━━━ Source data ━━━
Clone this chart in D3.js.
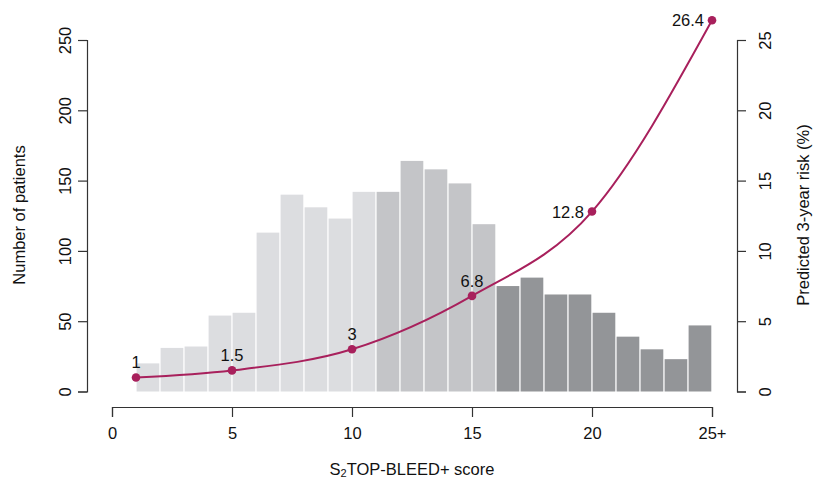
<!DOCTYPE html>
<html><head><meta charset="utf-8">
<script src="https://cdn.jsdelivr.net/npm/d3@7"></script>
<style>
body{margin:0;background:#fff;}
text{font-family:"Liberation Sans",Arial,sans-serif;fill:#111;}
</style></head>
<body>
<svg id="c" width="814" height="481"></svg>
<script>
const scores = [1,2,3,4,5,6,7,8,9,10,11,12,13,14,15,16,17,18,19,20,21,22,23,24];
const patients = [20,31,32,54,56,113,140,131,123,142,142,164,158,148,119,75,81,69,69,56,39,30,23,47];
const groups = ["low","low","low","low","low","low","low","low","low","low","mid","mid","mid","mid","mid","high","high","high","high","high","high","high","high","high"];
const riskScores = [1,5,10,15,20,25];
const riskValues = [1,1.5,3,6.8,12.8,26.4];
const riskLabels = ["1","1.5","3","6.8","12.8","26.4"];
const xTicks = [0,5,10,15,20,25];
const xTickLabels = ["0","5","10","15","20","25+"];
const leftTicks = [0,50,100,150,200,250];
const rightTicks = [0,5,10,15,20,25];

const colors = {low:"#dcdde0", mid:"#c4c5c8", high:"#939598"};
const lineColor = "#a8205c";
const fs = "16.5px";

const svg = d3.select("#c");
const x = d3.scaleLinear().domain([0,25]).range([112,712]);
const yL = d3.scaleLinear().domain([0,250]).range([391.5,40]);
const yR = d3.scaleLinear().domain([0,25]).range([391.5,40]);

// bars
svg.append("g").selectAll("rect").data(scores).join("rect")
  .attr("x", d=>x(d)+0.6)
  .attr("width", d=>x(d+1)-x(d)-1.3)
  .attr("y", (d,i)=>yL(patients[i]))
  .attr("height", (d,i)=>yL(0)-yL(patients[i]))
  .attr("fill", (d,i)=>colors[groups[i]]);

// axes
const axStyle = g=>{
  g.selectAll(".domain").attr("stroke","#333").attr("stroke-width",1.2);
  g.selectAll(".tick line").attr("stroke","#333").attr("stroke-width",1.2);
  g.selectAll(".tick text").attr("font-size",fs).attr("fill","#111")
    .attr("font-family","Liberation Sans, Arial, sans-serif");
};
const gx = svg.append("g").attr("transform","translate(0,407)")
  .call(d3.axisBottom(x).tickValues(xTicks).tickFormat((d,i)=>xTickLabels[i]).tickSize(10).tickSizeOuter(10).tickPadding(10));
axStyle(gx);

const gl = svg.append("g").attr("transform","translate(87,0)")
  .call(d3.axisLeft(yL).tickValues(leftTicks).tickSize(9).tickSizeOuter(9).tickPadding(0));
axStyle(gl);
gl.selectAll(".tick text").attr("text-anchor","middle").attr("x",0).attr("dy",0)
  .attr("transform","translate(-22,0) rotate(-90)").attr("dominant-baseline","central");

const gr = svg.append("g").attr("transform","translate(737,0)")
  .call(d3.axisRight(yR).tickValues(rightTicks).tickSize(9).tickSizeOuter(9).tickPadding(0));
axStyle(gr);
gr.selectAll(".tick text").attr("text-anchor","middle").attr("x",0).attr("dy",0)
  .attr("transform","translate(28,0) rotate(-90)").attr("dominant-baseline","central");

// titles
svg.append("text").attr("transform","translate(19,215) rotate(-90)")
  .attr("text-anchor","middle").attr("dominant-baseline","central").attr("font-size",fs).text("Number of patients");
svg.append("text").attr("transform","translate(803,215) rotate(-90)")
  .attr("text-anchor","middle").attr("dominant-baseline","central").attr("font-size",fs).text("Predicted 3-year risk (%)");
const t = svg.append("text").attr("x",412).attr("y",475).attr("text-anchor","middle").attr("font-size",fs);
t.append("tspan").text("S");
t.append("tspan").attr("font-size","11px").attr("dy",2).text("2");
t.append("tspan").attr("dy",-2).text("TOP-BLEED+ score");

// risk line
const pts = riskScores.map((s,i)=>[x(s), yR(riskValues[i])]);
svg.append("path").attr("d", d3.line().curve(d3.curveMonotoneX)(pts))
  .attr("fill","none").attr("stroke",lineColor).attr("stroke-width",2);
svg.append("g").selectAll("circle").data(pts).join("circle")
  .attr("cx",d=>d[0]).attr("cy",d=>d[1]).attr("r",4.3).attr("fill",lineColor);

// labels
svg.append("g").selectAll("text").data(riskLabels).join("text")
  .attr("font-size",fs)
  .attr("x",(d,i)=> i>=4 ? pts[i][0]-8 : pts[i][0])
  .attr("y",(d,i)=> i>=4 ? pts[i][1] : pts[i][1]-9)
  .attr("text-anchor",(d,i)=> i>=4 ? "end" : "middle")
  .attr("dominant-baseline",(d,i)=> i>=4 ? "central" : "auto")
  .text(d=>d);
</script>
</body></html>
━━━
• Exercise instructions:
Pictures excluded, quote all the data above exactly.

• Answer:
Clone this chart in D3.js.
<!DOCTYPE html>
<html><head><meta charset="utf-8">
<script src="https://cdn.jsdelivr.net/npm/d3@7"></script>
<style>
body{margin:0;background:#fff;}
text{font-family:"Liberation Sans",Arial,sans-serif;fill:#111;}
</style></head>
<body>
<svg id="c" width="814" height="481"></svg>
<script>
const scores = [1,2,3,4,5,6,7,8,9,10,11,12,13,14,15,16,17,18,19,20,21,22,23,24];
const patients = [20,31,32,54,56,113,140,131,123,142,142,164,158,148,119,75,81,69,69,56,39,30,23,47];
const groups = ["low","low","low","low","low","low","low","low","low","low","mid","mid","mid","mid","mid","high","high","high","high","high","high","high","high","high"];
const riskScores = [1,5,10,15,20,25];
const riskValues = [1,1.5,3,6.8,12.8,26.4];
const riskLabels = ["1","1.5","3","6.8","12.8","26.4"];
const xTicks = [0,5,10,15,20,25];
const xTickLabels = ["0","5","10","15","20","25+"];
const leftTicks = [0,50,100,150,200,250];
const rightTicks = [0,5,10,15,20,25];

const colors = {low:"#dcdde0", mid:"#c4c5c8", high:"#939598"};
const lineColor = "#a8205c";
const fs = "16.5px";

const svg = d3.select("#c");
const x = d3.scaleLinear().domain([0,25]).range([112,712]);
const yL = d3.scaleLinear().domain([0,250]).range([391.5,40]);
const yR = d3.scaleLinear().domain([0,25]).range([391.5,40]);

// bars
svg.append("g").selectAll("rect").data(scores).join("rect")
  .attr("x", d=>x(d)+0.6)
  .attr("width", d=>x(d+1)-x(d)-1.3)
  .attr("y", (d,i)=>yL(patients[i]))
  .attr("height", (d,i)=>yL(0)-yL(patients[i]))
  .attr("fill", (d,i)=>colors[groups[i]]);

// axes
const axStyle = g=>{
  g.selectAll(".domain").attr("stroke","#333").attr("stroke-width",1.2);
  g.selectAll(".tick line").attr("stroke","#333").attr("stroke-width",1.2);
  g.selectAll(".tick text").attr("font-size",fs).attr("fill","#111")
    .attr("font-family","Liberation Sans, Arial, sans-serif");
};
const gx = svg.append("g").attr("transform","translate(0,407)")
  .call(d3.axisBottom(x).tickValues(xTicks).tickFormat((d,i)=>xTickLabels[i]).tickSize(10).tickSizeOuter(10).tickPadding(10));
axStyle(gx);

const gl = svg.append("g").attr("transform","translate(87,0)")
  .call(d3.axisLeft(yL).tickValues(leftTicks).tickSize(9).tickSizeOuter(9).tickPadding(0));
axStyle(gl);
gl.selectAll(".tick text").attr("text-anchor","middle").attr("x",0).attr("dy",0)
  .attr("transform","translate(-22,0) rotate(-90)").attr("dominant-baseline","central");

const gr = svg.append("g").attr("transform","translate(737,0)")
  .call(d3.axisRight(yR).tickValues(rightTicks).tickSize(9).tickSizeOuter(9).tickPadding(0));
axStyle(gr);
gr.selectAll(".tick text").attr("text-anchor","middle").attr("x",0).attr("dy",0)
  .attr("transform","translate(28,0) rotate(-90)").attr("dominant-baseline","central");

// titles
svg.append("text").attr("transform","translate(19,215) rotate(-90)")
  .attr("text-anchor","middle").attr("dominant-baseline","central").attr("font-size",fs).text("Number of patients");
svg.append("text").attr("transform","translate(803,215) rotate(-90)")
  .attr("text-anchor","middle").attr("dominant-baseline","central").attr("font-size",fs).text("Predicted 3-year risk (%)");
const t = svg.append("text").attr("x",412).attr("y",475).attr("text-anchor","middle").attr("font-size",fs);
t.append("tspan").text("S");
t.append("tspan").attr("font-size","11px").attr("dy",2).text("2");
t.append("tspan").attr("dy",-2).text("TOP-BLEED+ score");

// risk line
const pts = riskScores.map((s,i)=>[x(s), yR(riskValues[i])]);
svg.append("path").attr("d", d3.line().curve(d3.curveMonotoneX)(pts))
  .attr("fill","none").attr("stroke",lineColor).attr("stroke-width",2);
svg.append("g").selectAll("circle").data(pts).join("circle")
  .attr("cx",d=>d[0]).attr("cy",d=>d[1]).attr("r",4.3).attr("fill",lineColor);

// labels
svg.append("g").selectAll("text").data(riskLabels).join("text")
  .attr("font-size",fs)
  .attr("x",(d,i)=> i>=4 ? pts[i][0]-8 : pts[i][0])
  .attr("y",(d,i)=> i>=4 ? pts[i][1] : pts[i][1]-9)
  .attr("text-anchor",(d,i)=> i>=4 ? "end" : "middle")
  .attr("dominant-baseline",(d,i)=> i>=4 ? "central" : "auto")
  .text(d=>d);
</script>
</body></html>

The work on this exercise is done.